L'autre jour, je suis allée visiter avec une amie l'exposition Baselitz sculpteur au Musée d'art moderne de la ville de Paris. On y voit des sortes de grands totems très frustes, représentant des personnages, taillés avec des outils rudimentaires (scie, hache) la plupart du temps dans un seul bloc de bois, et souvent tachés de couleurs primaires. S'en dégage une violence certaine. Je me dis alors qu'elle est liée à l'histoire de l'artiste, né en 1938 en Allemagne : comment créer alors qu'on est l'enfant du nazisme ? Voilà sans doute quel est le problème que Baselitz avait à affronter. J'en ai la confirmation un peu plus loin, quand nous tombons sur le groupe appelé Femmes de Dresde, qui fait référence à un massacre perpétré à la fin de la seconde guerre mondiale.

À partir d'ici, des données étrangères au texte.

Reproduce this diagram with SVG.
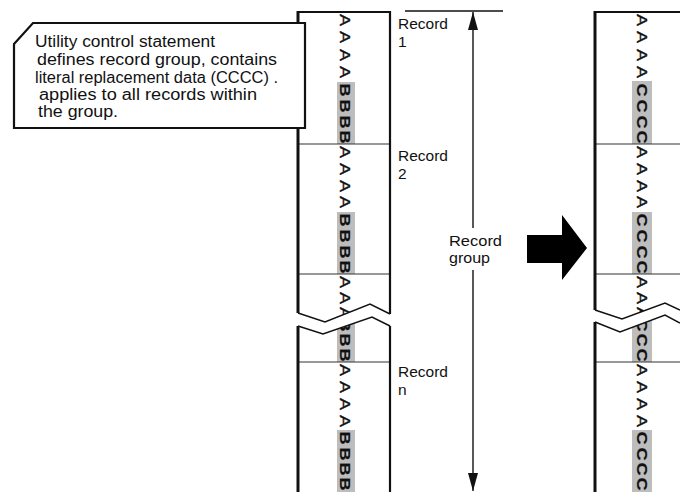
<svg xmlns="http://www.w3.org/2000/svg" width="680" height="492" viewBox="0 0 680 492">
  <defs>
    <style>
      .txt { font-family: "Liberation Sans", Arial, sans-serif; fill: #111; }
      .note { font-size: 16px; }
      .lbl { font-size: 15.5px; }
      .ch { font-family: "Liberation Sans", Arial, sans-serif; font-size: 14.5px; fill: #111; text-anchor: middle; stroke: #111; stroke-width: 0.35; }
      .hi { font-weight: bold; stroke-width: 0.2; }
      .edge { stroke: #111; fill: none; }
      .thick { stroke-width: 3; }
      .med { stroke-width: 2.2; }
      .thin { stroke-width: 1.1; stroke: #333; }
      .shade { fill: #bdbdbd; }
      .zig { stroke: #111; stroke-width: 1.5; fill: none; stroke-linejoin: miter; }
    </style>
    <marker id="dimHead" viewBox="0 0 18 10" markerWidth="18" markerHeight="10" markerUnits="userSpaceOnUse" refX="18" refY="5" orient="auto-start-reverse">
      <path d="M0,0 L18,5 L0,10 z" fill="#111"/>
    </marker>
  </defs>

  <rect width="680" height="492" fill="#fff"/>

  <!-- Record strip before replacement -->
  <g id="strip-before">
    <rect class="shade" x="337" y="82" width="18" height="62"/>
    <rect class="shade" x="337" y="212" width="18" height="62"/>
    <rect class="shade" x="337" y="316" width="18" height="46"/>
    <rect class="shade" x="337" y="430" width="18" height="62"/>
    <g transform="translate(345,0)">
      <text class="ch" transform="translate(0,20) rotate(90) scale(1.25,1)" dy="0.36em">A</text>
      <text class="ch" transform="translate(0,37) rotate(90) scale(1.25,1)" dy="0.36em">A</text>
      <text class="ch" transform="translate(0,55) rotate(90) scale(1.25,1)" dy="0.36em">A</text>
      <text class="ch" transform="translate(0,72) rotate(90) scale(1.25,1)" dy="0.36em">A</text>
      <text class="ch hi" transform="translate(0,90) rotate(90) scale(1.25,1)" dy="0.36em">B</text>
      <text class="ch hi" transform="translate(0,106) rotate(90) scale(1.25,1)" dy="0.36em">B</text>
      <text class="ch hi" transform="translate(0,122) rotate(90) scale(1.25,1)" dy="0.36em">B</text>
      <text class="ch hi" transform="translate(0,137) rotate(90) scale(1.25,1)" dy="0.36em">B</text>
      <text class="ch" transform="translate(0,152) rotate(90) scale(1.25,1)" dy="0.36em">A</text>
      <text class="ch" transform="translate(0,169) rotate(90) scale(1.25,1)" dy="0.36em">A</text>
      <text class="ch" transform="translate(0,186) rotate(90) scale(1.25,1)" dy="0.36em">A</text>
      <text class="ch" transform="translate(0,202) rotate(90) scale(1.25,1)" dy="0.36em">A</text>
      <text class="ch hi" transform="translate(0,220) rotate(90) scale(1.25,1)" dy="0.36em">B</text>
      <text class="ch hi" transform="translate(0,236) rotate(90) scale(1.25,1)" dy="0.36em">B</text>
      <text class="ch hi" transform="translate(0,252) rotate(90) scale(1.25,1)" dy="0.36em">B</text>
      <text class="ch hi" transform="translate(0,267) rotate(90) scale(1.25,1)" dy="0.36em">B</text>
      <text class="ch" transform="translate(0,282) rotate(90) scale(1.25,1)" dy="0.36em">A</text>
      <text class="ch" transform="translate(0,298) rotate(90) scale(1.25,1)" dy="0.36em">A</text>
      <text class="ch" transform="translate(0,313) rotate(90) scale(1.25,1)" dy="0.36em">A</text>
      <text class="ch hi" transform="translate(0,325) rotate(90) scale(1.25,1)" dy="0.36em">B</text>
      <text class="ch hi" transform="translate(0,340) rotate(90) scale(1.25,1)" dy="0.36em">B</text>
      <text class="ch hi" transform="translate(0,355) rotate(90) scale(1.25,1)" dy="0.36em">B</text>
      <text class="ch" transform="translate(0,370) rotate(90) scale(1.25,1)" dy="0.36em">A</text>
      <text class="ch" transform="translate(0,387) rotate(90) scale(1.25,1)" dy="0.36em">A</text>
      <text class="ch" transform="translate(0,404) rotate(90) scale(1.25,1)" dy="0.36em">A</text>
      <text class="ch" transform="translate(0,421) rotate(90) scale(1.25,1)" dy="0.36em">A</text>
      <text class="ch hi" transform="translate(0,438) rotate(90) scale(1.25,1)" dy="0.36em">B</text>
      <text class="ch hi" transform="translate(0,454) rotate(90) scale(1.25,1)" dy="0.36em">B</text>
      <text class="ch hi" transform="translate(0,469) rotate(90) scale(1.25,1)" dy="0.36em">B</text>
      <text class="ch hi" transform="translate(0,484) rotate(90) scale(1.25,1)" dy="0.36em">B</text>
    </g>
    <!-- record boundaries -->
    <line class="edge thin" x1="298" y1="144" x2="390" y2="144"/>
    <line class="edge thin" x1="298" y1="274" x2="390" y2="274"/>
    <line class="edge thin" x1="298" y1="362" x2="390" y2="362"/>
    <!-- break in the strip -->
    <polygon points="296,313 325,322 370,304 392,314 392,326 372,317 323,334 296,326" fill="#fff"/>
    <polyline class="zig" points="298,313 325,322 370,304 390,314"/>
    <polyline class="zig" points="298,326 323,334 372,317 390,326"/>
    <!-- outline -->
    <line class="edge med" x1="297" y1="12" x2="391" y2="12"/>
    <line class="edge thick" x1="298" y1="11" x2="298" y2="313"/>
    <line class="edge thick" x1="298" y1="326" x2="298" y2="492"/>
    <line class="edge med" x1="390" y1="11" x2="390" y2="314"/>
    <line class="edge med" x1="390" y1="326" x2="390" y2="492"/>
  </g>

  <!-- Record strip after replacement -->
  <g id="strip-after">
    <rect class="shade" x="632" y="81" width="20" height="63"/>
    <rect class="shade" x="632" y="212" width="20" height="62"/>
    <rect class="shade" x="632" y="316" width="20" height="46"/>
    <rect class="shade" x="632" y="430" width="20" height="62"/>
    <g transform="translate(642,0)">
      <text class="ch" transform="translate(0,20) rotate(90) scale(1.25,1)" dy="0.36em">A</text>
      <text class="ch" transform="translate(0,37) rotate(90) scale(1.25,1)" dy="0.36em">A</text>
      <text class="ch" transform="translate(0,55) rotate(90) scale(1.25,1)" dy="0.36em">A</text>
      <text class="ch" transform="translate(0,72) rotate(90) scale(1.25,1)" dy="0.36em">A</text>
      <text class="ch hi" transform="translate(0,90) rotate(90) scale(1.25,1)" dy="0.36em">C</text>
      <text class="ch hi" transform="translate(0,106) rotate(90) scale(1.25,1)" dy="0.36em">C</text>
      <text class="ch hi" transform="translate(0,122) rotate(90) scale(1.25,1)" dy="0.36em">C</text>
      <text class="ch hi" transform="translate(0,137) rotate(90) scale(1.25,1)" dy="0.36em">C</text>
      <text class="ch" transform="translate(0,152) rotate(90) scale(1.25,1)" dy="0.36em">A</text>
      <text class="ch" transform="translate(0,169) rotate(90) scale(1.25,1)" dy="0.36em">A</text>
      <text class="ch" transform="translate(0,186) rotate(90) scale(1.25,1)" dy="0.36em">A</text>
      <text class="ch" transform="translate(0,202) rotate(90) scale(1.25,1)" dy="0.36em">A</text>
      <text class="ch hi" transform="translate(0,220) rotate(90) scale(1.25,1)" dy="0.36em">C</text>
      <text class="ch hi" transform="translate(0,236) rotate(90) scale(1.25,1)" dy="0.36em">C</text>
      <text class="ch hi" transform="translate(0,252) rotate(90) scale(1.25,1)" dy="0.36em">C</text>
      <text class="ch hi" transform="translate(0,267) rotate(90) scale(1.25,1)" dy="0.36em">C</text>
      <text class="ch" transform="translate(0,282) rotate(90) scale(1.25,1)" dy="0.36em">A</text>
      <text class="ch" transform="translate(0,298) rotate(90) scale(1.25,1)" dy="0.36em">A</text>
      <text class="ch" transform="translate(0,313) rotate(90) scale(1.25,1)" dy="0.36em">A</text>
      <text class="ch hi" transform="translate(0,325) rotate(90) scale(1.25,1)" dy="0.36em">C</text>
      <text class="ch hi" transform="translate(0,340) rotate(90) scale(1.25,1)" dy="0.36em">C</text>
      <text class="ch hi" transform="translate(0,355) rotate(90) scale(1.25,1)" dy="0.36em">C</text>
      <text class="ch" transform="translate(0,370) rotate(90) scale(1.25,1)" dy="0.36em">A</text>
      <text class="ch" transform="translate(0,387) rotate(90) scale(1.25,1)" dy="0.36em">A</text>
      <text class="ch" transform="translate(0,404) rotate(90) scale(1.25,1)" dy="0.36em">A</text>
      <text class="ch" transform="translate(0,421) rotate(90) scale(1.25,1)" dy="0.36em">A</text>
      <text class="ch hi" transform="translate(0,438) rotate(90) scale(1.25,1)" dy="0.36em">C</text>
      <text class="ch hi" transform="translate(0,454) rotate(90) scale(1.25,1)" dy="0.36em">C</text>
      <text class="ch hi" transform="translate(0,469) rotate(90) scale(1.25,1)" dy="0.36em">C</text>
      <text class="ch hi" transform="translate(0,484) rotate(90) scale(1.25,1)" dy="0.36em">C</text>
    </g>
    <line class="edge thin" x1="595" y1="144" x2="680" y2="144"/>
    <line class="edge thin" x1="595" y1="274" x2="680" y2="274"/>
    <line class="edge thin" x1="595" y1="362" x2="680" y2="362"/>
    <polygon points="593,310 622,319 665,303 680,310 680,323 665,315 620,332 593,322" fill="#fff"/>
    <polyline class="zig" points="595,310 622,319 665,303 680,310"/>
    <polyline class="zig" points="595,322 620,332 665,315 680,323"/>
    <line class="edge med" x1="594" y1="12" x2="680" y2="12"/>
    <line class="edge thick" x1="595" y1="11" x2="595" y2="310"/>
    <line class="edge thick" x1="595" y1="322" x2="595" y2="492"/>
  </g>

  <!-- Callout with the control statement description -->
  <g id="callout">
    <polygon points="14,44 33,23 305,23 305,128 14,128" fill="#fff" stroke="#111" stroke-width="2.2" stroke-linejoin="miter"/>
    <text class="txt note" x="35" y="47" textLength="180" lengthAdjust="spacingAndGlyphs">Utility control statement</text>
    <text class="txt note" x="37" y="65" textLength="240" lengthAdjust="spacingAndGlyphs">defines record group, contains</text>
    <text class="txt note" x="35" y="83" textLength="243" lengthAdjust="spacingAndGlyphs">literal replacement data (CCCC) .</text>
    <text class="txt note" x="39" y="100" textLength="218" lengthAdjust="spacingAndGlyphs">applies to all records within</text>
    <text class="txt note" x="38" y="117" textLength="80" lengthAdjust="spacingAndGlyphs">the group.</text>
  </g>

  <!-- Record labels -->
  <g id="record-1">
    <text class="txt lbl" x="398" y="29">Record</text>
    <text class="txt lbl" x="398" y="47">1</text>
  </g>
  <g id="record-2">
    <text class="txt lbl" x="398" y="161">Record</text>
    <text class="txt lbl" x="398" y="179">2</text>
  </g>
  <g id="record-n">
    <text class="txt lbl" x="398" y="377">Record</text>
    <text class="txt lbl" x="398" y="395">n</text>
  </g>
  <g id="record-group">
    <text class="txt" x="449" y="246" style="font-size:14.5px" textLength="53" lengthAdjust="spacingAndGlyphs">Record</text>
    <text class="txt" x="449" y="263" style="font-size:14.5px" textLength="41" lengthAdjust="spacingAndGlyphs">group</text>
  </g>

  <!-- Connectors: group extent dimension and transformation arrow -->
  <g id="connectors">
    <line x1="405" y1="11" x2="503" y2="11" stroke="#111" stroke-width="1.3"/>
    <line x1="473" y1="12" x2="473" y2="228" stroke="#111" stroke-width="1.4" marker-start="url(#dimHead)"/>
    <line x1="473" y1="270" x2="473" y2="491" stroke="#111" stroke-width="1.4" marker-end="url(#dimHead)"/>
    <polygon id="transform-arrow" points="527,235 562,235 562,215 587,248 562,280 562,263 527,263" fill="#000"/>
  </g>
</svg>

Celui-ci me plaît davantage que le reste, d'abord sans doute parce que la peinture jaune, appliquée sur presque toute la surface, transforme moins les têtes en caricatures, ensuite parce qu'un espace se crée entre les figures, qui semblent sortir de terre à la façon des idoles de l'île de Pâques (c'est du moins comme cela que je les imagine).
Je me pose alors le problème suivant : une oeuvre fait-elle partie de l'histoire de l'art parce-qu'en tant que témoignage, elle s'inscrit dans l'Histoire, ou au contraire parce qu'elle s'en distingue par son universalité ? Je veux dire par là que lorsque je regarde les fresques de Fra Angelico dans le couvent San Marco à Florence, je suis saisie par leur beauté pure, et à ce moment-là, je n'ai nul besoin de savoir à quelle époque il appartient, même si ensuite je peux me délecter davantage encore, à partir du souvenir de cette expérience esthétique, dans la réflexion historique.
La suite de l'exposition montre des peintures, comme toujours monumentales et renversées, représentant des visages d'hommes faits à partir de gros points noirs. Je me pose alors une nouvelle question : est-ce que l'image qui m'est proposée aurait le moindre impact sur moi si elle était d'une autre taille, et à l'endroit ?
Enfin, dans la dernière salle se dressent des sculptures d'un seul tenant, encore plus énormes, et tout-à-coup j'ai la vision des arbres qu'il a fallu abattre pour obtenir ces pièces de bois, et j'en suis toute navrée... ce qui, j'en conviens parfaitement, est une remarque complètement hors de propos.